The Correct Option is C

Step 1: Define the coordinate system and identify the knowns.
Let's choose the point where the stone is thrown from the bridge as the origin \((y=0)\).
Let the upward direction be positive, and the downward direction be negative.
Given values:
Initial velocity, \(u = +5 \operatorname{ms}^{-1}\) (positive because it's upwards).
Time taken to strike the water, \(t = 3 \operatorname{s}\).
Acceleration due to gravity, \(a = -10 \operatorname{ms}^{-2}\) (negative because it acts downwards).
We need to find the height of the bridge above the water surface, let's call it \(h\).
When the stone strikes the water below the bridge, its final position (displacement from the origin) will be \(-h\) (since it's below the starting point). So, \(s = -h\). 
Step 2: Apply the appropriate kinematic equation.
We use the second equation of motion, which relates displacement, initial velocity, acceleration, and time: \[ s = ut + \frac{1}{2}at^2 \] Step 3: Substitute the values and solve for \(h\).

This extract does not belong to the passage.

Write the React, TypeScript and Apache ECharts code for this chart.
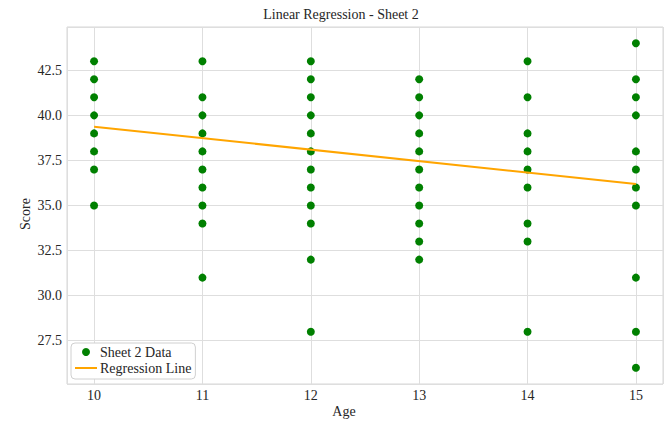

Substitute the known values into the equation: \[ -h = (5)(3) + \frac{1}{2}(-10)(3)^2 \] \[ -h = 15 + \frac{1}{2}(-10)(9) \] \[ -h = 15 - 5(9) \] \[ -h = 15 - 45 \] \[ -h = -30 \] \[ h = 30 \operatorname{m} \] Step 4: State the conclusion.
The height of the bridge above the water surface is 30 meters. The final answer is $\boxed{30 \operatorname{m}}$.